A new investigation by InsSight Crime has revealed that a senior U.S. Department of Defense official previously led a think tank that published fabricated reports on the Venezuelan gang Tren de Aragua's presence in the United States.
Joseph Humire, recently appointed Acting Deputy Assistant Secretary of Defense for Western Hemisphere Affairs, headed the Center for a Secure Free Society (SFS) for more than a decade. While in that role, SFS operated a Tren de Aragua "activity monitor" that purported to track gang-related crimes in the U.S, the investigation found.
InSight Crime found at least five entries in the tracker that appeared to be entirely false, citing nonexistent local news articles and naming individuals who did not appear in police records. One of the events was posted on March 10, the day before Humire testified before Congress on immigration and security, where he alleged Venezuelan government involvement in the gang's U.S. operations — a claim echoed by President Donald Trump.

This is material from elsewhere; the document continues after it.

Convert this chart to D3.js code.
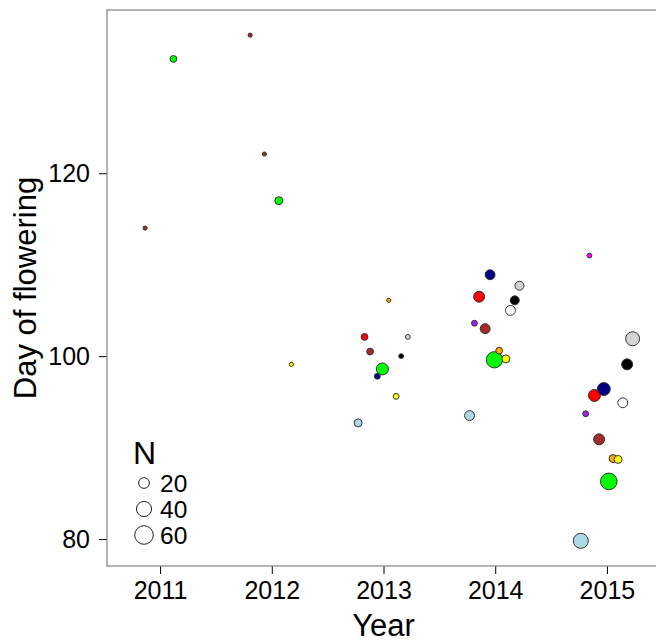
<!DOCTYPE html>
<html>
<head>
<meta charset="utf-8">
<script src="https://cdn.jsdelivr.net/npm/d3@7"></script>
<style>
  html, body { margin: 0; padding: 0; background: #fff; }
  svg { display: block; font-family: "Liberation Sans", Arial, sans-serif; }
</style>
</head>
<body>
<svg id="chart" width="656" height="642"></svg>
<script>
// Flowering day per population and year; points are spread a little
// around each year so overlapping populations stay visible.
const yearPos = [
  2010.866, 2011.120, 2011.806, 2011.934, 2012.063, 2012.175,
  2012.773, 2012.830, 2012.880, 2012.945, 2012.990, 2013.047, 2013.113, 2013.158, 2013.218,
  2013.770, 2013.814, 2013.856, 2013.910, 2013.954, 2013.993, 2014.035, 2014.095, 2014.136, 2014.175, 2014.217,
  2014.766, 2014.810, 2014.843, 2014.888, 2014.930, 2014.972, 2015.017, 2015.055, 2015.100, 2015.142, 2015.181, 2015.230
];
const dayOfFlowering = [
  114.0, 132.5, 135.1, 122.1, 117.0, 99.1,
  92.7, 102.1, 100.5, 97.8, 98.6, 106.1, 95.6, 100.0, 102.1,
  93.5, 103.6, 106.5, 103.0, 108.9, 99.6, 100.6, 99.7, 105.0, 106.1, 107.7,
  79.8, 93.7, 111.0, 95.7, 90.9, 96.4, 86.3, 88.8, 88.7, 94.9, 99.1, 101.9
];
const plantCount = [
  3, 8, 3, 3, 11, 3,
  11, 8, 8, 6, 25, 3, 6, 4, 4,
  17, 6, 21, 17, 17, 46, 8, 11, 17, 14, 14,
  39, 6, 4, 25, 21, 29, 48, 11, 11, 17, 21, 34
];
const popColour = [
  "brown", "#00ff00", "brown", "brown", "#00ff00", "yellow",
  "lightblue", "red", "brown", "navy", "#00ff00", "orange", "yellow", "black", "lightgrey",
  "lightblue", "#a020f0", "red", "brown", "navy", "#00ff00", "orange", "yellow", "white", "black", "lightgrey",
  "lightblue", "#a020f0", "magenta", "red", "brown", "navy", "#00ff00", "orange", "yellow", "white", "black", "lightgrey"
];
const yearTicks = [2011, 2012, 2013, 2014, 2015];
const dayTicks = [80, 100, 120];
const legendSizes = [20, 40, 60];

const svg = d3.select("#chart");
const panel = { left: 107, top: 10, right: 660, bottom: 566 };

const x = d3.scaleLinear().domain([2010.525, 2015.475]).range([panel.left, panel.right]);
const y = d3.scaleLinear().domain([77.05, 137.85]).range([panel.bottom, panel.top]);
const r = d3.scaleSqrt().domain([0, 60]).range([0, 9.3]);

// axes
const xAxis = svg.append("g")
  .attr("transform", `translate(0,${panel.bottom})`)
  .call(d3.axisBottom(x).tickValues(yearTicks).tickFormat(d3.format("d")).tickSize(8).tickPadding(7));
const yAxis = svg.append("g")
  .attr("transform", `translate(${panel.left},0)`)
  .call(d3.axisLeft(y).tickValues(dayTicks).tickSize(8).tickPadding(9));
[xAxis, yAxis].forEach(g => {
  g.select(".domain").remove();
  g.selectAll(".tick line").attr("stroke", "#000");
  g.selectAll(".tick text").attr("font-size", 25).attr("fill", "#000")
    .attr("font-family", "Liberation Sans, Arial, sans-serif");
});

// panel border
svg.append("rect")
  .attr("x", panel.left).attr("y", panel.top)
  .attr("width", panel.right - panel.left).attr("height", panel.bottom - panel.top)
  .attr("fill", "none").attr("stroke", "#8c8c8c").attr("stroke-width", 1.3);

// points
const pts = yearPos.map((d, i) => ({ x: d, y: dayOfFlowering[i], n: plantCount[i], c: popColour[i] }));
svg.append("g").selectAll("circle").data(pts).join("circle")
  .attr("cx", d => x(d.x))
  .attr("cy", d => y(d.y))
  .attr("r", d => r(d.n))
  .attr("fill", d => d.c)
  .attr("stroke", "#333")
  .attr("stroke-width", 1);

// axis titles
svg.append("text")
  .attr("x", (panel.left + panel.right) / 2).attr("y", 636)
  .attr("text-anchor", "middle").attr("font-size", 31).text("Year");
svg.append("text")
  .attr("transform", `translate(36,${(panel.top + panel.bottom) / 2}) rotate(-90)`)
  .attr("text-anchor", "middle").attr("font-size", 31).text("Day of flowering");

// size legend
const leg = svg.append("g");
leg.append("text").attr("x", 133).attr("y", 464).attr("font-size", 32).text("N");
const legY = [483, 509, 535];
legendSizes.forEach((n, i) => {
  leg.append("circle").attr("cx", 144).attr("cy", legY[i]).attr("r", r(n))
    .attr("fill", "#fff").attr("stroke", "#222").attr("stroke-width", 1);
  leg.append("text").attr("x", 160).attr("y", legY[i]).attr("dy", "0.36em")
    .attr("font-size", 24.5).text(n);
});
</script>
</body>
</html>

The think tank's current director, Leonardo Coutingho, acknowledged the errors to InSight Crime and promised to correct them, but most entries remained online when the outlet published the story. InSight Crime also noted that many of the tracker's other entries relied on unverified social media posts or partisan sources, inflating the gang's perceived footprint.

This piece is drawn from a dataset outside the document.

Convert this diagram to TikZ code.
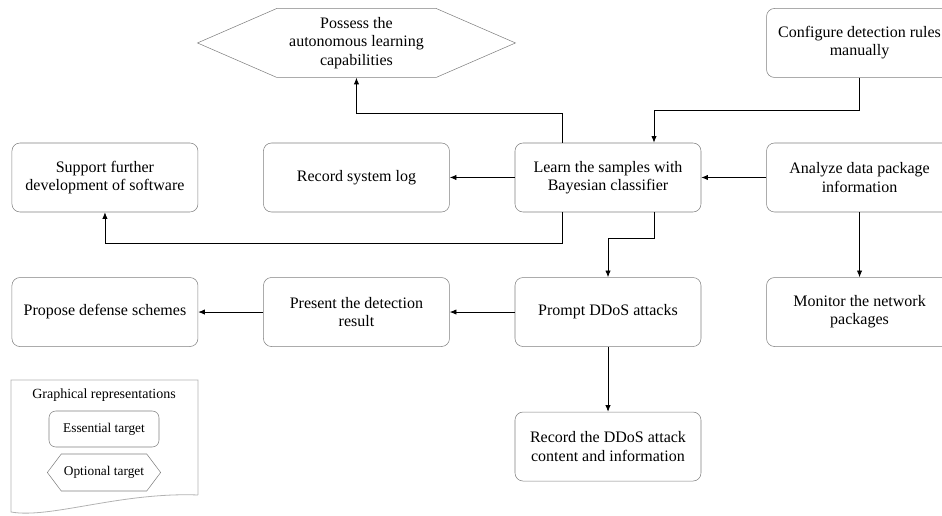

These disputed claims intersect with a broader political and intelligence dispute over the Trump administration's use of the Alien Enemies Act to deport Venezuelans accused of Tren de Aragua ties to a Salvadoran prison without due process.
A Rift in the Intelligence Community Regarding Tren de Aragua
The New York Times reported in late May, that an FBI memo — rejected by most other U.S. intelligence agencies — assessed "medium" confidence that some Venezuelan officials facilitated the migration of Tren de Aragua gang members to the U.S. to undermine public safety. The FBI's view was based largely on statements from seven detained migrants, some of whom may have had incentives to provide information that could aid their immigration cases.

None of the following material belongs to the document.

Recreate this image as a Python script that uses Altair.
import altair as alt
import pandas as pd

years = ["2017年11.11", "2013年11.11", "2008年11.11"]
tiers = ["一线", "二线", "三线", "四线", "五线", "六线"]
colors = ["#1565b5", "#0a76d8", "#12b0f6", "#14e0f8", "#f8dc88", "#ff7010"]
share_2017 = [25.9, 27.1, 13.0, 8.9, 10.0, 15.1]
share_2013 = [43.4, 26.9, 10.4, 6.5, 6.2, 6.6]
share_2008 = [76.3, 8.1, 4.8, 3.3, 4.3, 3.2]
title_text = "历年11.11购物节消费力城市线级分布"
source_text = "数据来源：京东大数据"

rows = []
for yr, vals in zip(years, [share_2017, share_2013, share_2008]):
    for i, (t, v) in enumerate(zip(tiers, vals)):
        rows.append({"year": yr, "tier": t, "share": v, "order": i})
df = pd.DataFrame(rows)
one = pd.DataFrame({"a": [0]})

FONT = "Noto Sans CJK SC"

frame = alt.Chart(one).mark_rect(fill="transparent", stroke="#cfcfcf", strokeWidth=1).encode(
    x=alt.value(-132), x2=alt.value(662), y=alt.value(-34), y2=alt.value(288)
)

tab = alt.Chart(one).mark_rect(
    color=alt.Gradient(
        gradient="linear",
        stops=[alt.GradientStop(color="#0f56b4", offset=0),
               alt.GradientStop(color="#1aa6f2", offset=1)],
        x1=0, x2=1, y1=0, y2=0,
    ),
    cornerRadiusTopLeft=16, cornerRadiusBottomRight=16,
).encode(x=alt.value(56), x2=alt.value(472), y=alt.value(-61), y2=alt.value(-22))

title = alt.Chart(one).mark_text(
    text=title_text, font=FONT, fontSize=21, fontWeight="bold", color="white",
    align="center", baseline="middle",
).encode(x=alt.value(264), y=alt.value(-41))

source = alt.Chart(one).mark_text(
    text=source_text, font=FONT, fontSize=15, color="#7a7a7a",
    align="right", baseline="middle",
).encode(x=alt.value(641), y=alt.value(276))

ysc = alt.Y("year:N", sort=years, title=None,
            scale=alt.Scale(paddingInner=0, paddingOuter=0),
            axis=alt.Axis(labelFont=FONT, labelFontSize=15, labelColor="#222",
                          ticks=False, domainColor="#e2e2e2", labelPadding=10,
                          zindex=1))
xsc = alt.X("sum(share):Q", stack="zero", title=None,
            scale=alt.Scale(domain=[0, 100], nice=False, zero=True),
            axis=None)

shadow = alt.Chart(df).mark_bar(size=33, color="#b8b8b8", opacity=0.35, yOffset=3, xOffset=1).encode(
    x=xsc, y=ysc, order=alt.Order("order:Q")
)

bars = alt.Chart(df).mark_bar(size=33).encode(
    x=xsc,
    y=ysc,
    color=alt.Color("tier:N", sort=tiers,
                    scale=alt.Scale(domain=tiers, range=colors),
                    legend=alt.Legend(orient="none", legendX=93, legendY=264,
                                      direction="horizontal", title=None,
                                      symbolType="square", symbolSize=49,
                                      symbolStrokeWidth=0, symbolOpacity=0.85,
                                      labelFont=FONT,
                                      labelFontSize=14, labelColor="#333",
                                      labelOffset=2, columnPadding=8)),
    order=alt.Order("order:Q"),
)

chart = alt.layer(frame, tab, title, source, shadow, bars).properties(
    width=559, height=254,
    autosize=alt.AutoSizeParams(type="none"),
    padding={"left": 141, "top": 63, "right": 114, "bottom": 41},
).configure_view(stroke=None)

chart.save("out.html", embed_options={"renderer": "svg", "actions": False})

The National Intelligence Council, supported by the CIA and NSA, conducted an analysis drawing on the available evidence from all intelligence agencies and scrutinized whether the detainees "could credibly have access to the information reported" and whether they had offered details that could be corroborated.
The council ultimately concluded, in contradiction with the FBI, that "the Maduro regime probably does not have a policy of cooperating with TDA," and that available evidence did not support Trump's claim that Venezuela controls the gang.
"The National Intelligence Council produced a memo on Feb. 26 that concluded that Venezuela's government does not control the gang," explained the New York Times in its May report. "The memo noted that the F.B.I. did believe there were some links based on information the rest of the intelligence community did not think was credible."
"Still, on March 15, Mr. Trump signed a proclamation saying the opposite."
The administration's emphasis on Tren de Aragua has led some analysts to observe a pattern often seen in several countries around South America, where politicians have used the gang to link migration to crime and justify restrictive immigration measures.
Tren de Aragua Gang as a Political Tool
Experts consulted by Latin America Reports in early May claimed that the Trump administration's approach mirrors strategies used in countries like Colombia and Chile, where fear of the gang has been leveraged to stigmatize Venezuelan migrants despite the presence of far larger criminal organizations.
The report consulted with Phil Gunson, Senior Andes Analyst at Crisis Group, and Ronna Rísquez, author of the definitive book on the gang, who both agreed that the gang's actual threat in the U.S. remained unclear as of May of 2025 and that its political utility may outweigh its operational reality.
"It's expedient for the Trump administration to claim that Tren de Aragua is a terrorist organization because it facilitates a policy which actually has really nothing to do with that... presenting plausible excuses for a campaign of mass deportation," said Gunson at the time, while Rísquez added that "if we compare the Tren de Aragua with the actions carried out by Mexican cartels over the years, there is no equivalency."